Does anyone know of a good tool to allow these users to quickly perform these kinds of operations?
Honestly, if you're confident you could implement a solution quickly (lets say 1 hour) with excel 2007. Consider that Office 2007 costs ~ $500, and whatever your hourly rate is (lets just say $50 for kicks), then you would need to build something within 10 hours and anything over that you'd be better off going and buying Office 2007.
10 hours, that's less than 2 days of dev time. And the $500 price tag is for a new copy of office, not the upgrade version.
Sounds like it's time to upgrade.
BTW, here are some numbers of Excel 2007 limitations.
Report Builder 2.0 is an easy to use tool for creating reports.
If you install Sql Server Express 2008, you get Reporting Services for free.
This will work till you hit the size limit for Sql Express, I believe 4GB of data.
what about an intranet site?
Take a look at ASP.NET Dynamic Data websites. You should be able to create a basic site in an hour or less. They even look good out of the box.
And your users may be "dumb" but you're working for them!
A Crystal Report is not bad if you set it up with the right filters, which the users can control.
Then you can either embed in an intranet site (very easy w/visual studio), or let them view it locally with the free viewer.
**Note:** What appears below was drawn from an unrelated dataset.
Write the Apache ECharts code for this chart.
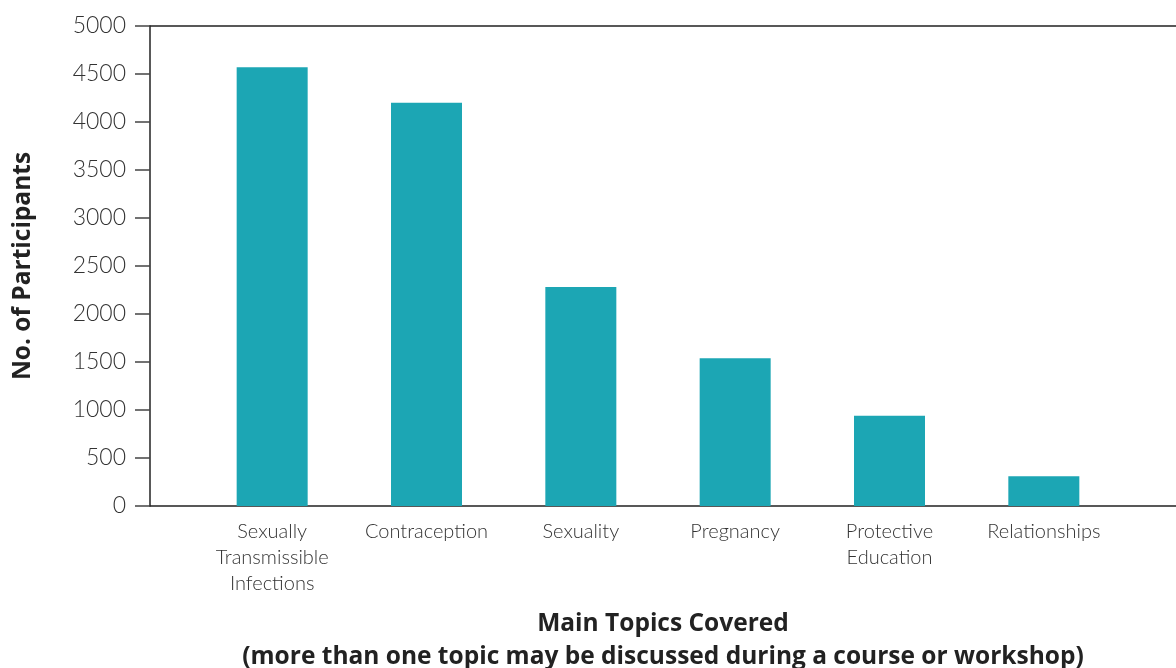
<!DOCTYPE html>
<html>
<head>
<meta charset="utf-8">
<script src="https://cdn.jsdelivr.net/npm/echarts@6/dist/echarts.min.js"></script>
<style>html,body{margin:0;padding:0;background:#fff}#c{width:1176px;height:668px}</style>
</head>
<body>
<div id="c"></div>
<script>
const categories = ['Sexually\nTransmissible\nInfections', 'Contraception', 'Sexuality', 'Pregnancy', 'Protective\nEducation', 'Relationships'];
const participants = [4570, 4200, 2280, 1540, 940, 310];
const yMin = 0, yMax = 5000, yStep = 500;
const xTitle = 'Main Topics Covered\n(more than one topic may be discussed during a course or workshop)';
const yTitle = 'No. of Participants';

const txt = '#333333';
const lineCol = '#222222';
const chart = echarts.init(document.getElementById('c'));
chart.setOption({
  backgroundColor: '#fff',
  animation: false,
  grid: [
    {left: 150, right: 0, top: 26, bottom: 162, containLabel: false, outerBoundsMode: 'none'},
    {left: 195, width: 926, top: 26, bottom: 162, containLabel: false, outerBoundsMode: 'none'}
  ],
  xAxis: [
    {gridIndex: 0, type: 'category', data: [''], position: 'bottom',
     axisLine: {show: true, lineStyle: {color: lineCol, width: 1.5}},
     axisTick: {show: false}, axisLabel: {show: false}, splitLine: {show: false},
     name: xTitle, nameLocation: 'middle', nameGap: 102,
     nameTextStyle: {fontFamily: 'Open Sans', fontWeight: 'bold', fontSize: 24.5, color: '#222', lineHeight: 33}},
    {gridIndex: 0, type: 'category', data: [''], position: 'top',
     axisLine: {show: true, lineStyle: {color: lineCol, width: 1.5}},
     axisTick: {show: false}, axisLabel: {show: false}, splitLine: {show: false}},
    {gridIndex: 1, type: 'category', data: categories,
     axisLine: {show: false}, axisTick: {show: false},
     axisLabel: {margin: 13, fontFamily: 'Lato', fontWeight: 300, fontSize: 20, color: txt, lineHeight: 26, interval: 0}}
  ],
  yAxis: [
    {gridIndex: 0, type: 'value', min: yMin, max: yMax, interval: yStep,
     axisLine: {show: true, lineStyle: {color: lineCol, width: 1.5}},
     axisTick: {show: true, inside: false, length: 15, lineStyle: {color: '#444', width: 1.5}},
     axisLabel: {margin: 24, fontFamily: 'Lato', fontWeight: 300, fontSize: 23, color: txt,
                 formatter: function (v) { return String(v); }},
     splitLine: {show: false},
     name: yTitle, nameLocation: 'middle', nameRotate: 90, nameGap: 114,
     nameTextStyle: {fontFamily: 'Open Sans', fontWeight: 'bold', fontSize: 24.5, color: '#222'}},
    {gridIndex: 1, type: 'value', min: yMin, max: yMax, interval: yStep, show: false}
  ],
  series: [{
    type: 'bar', xAxisIndex: 2, yAxisIndex: 1, data: participants,
    barWidth: 71, itemStyle: {color: '#1ca6b4'}
  }]
});
</script>
</body>
</html>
If you're already using SQL server, try installing SQL server reporting services (SSRS). it allows you to quickly generate reports for your users and publish them on a web interface, or it even has a plugin for the browser called a Report Builder, which allows users to create their own reports. If the users are proficient in excel, then Report Builder would be an easy jump for them to make.
Create a small windows app, having just 1 gridview on it, with sorting / paging etc. enabled?
If you end up doing some sort of website, check out the Google visualization API for some really spiffy graphs and charts.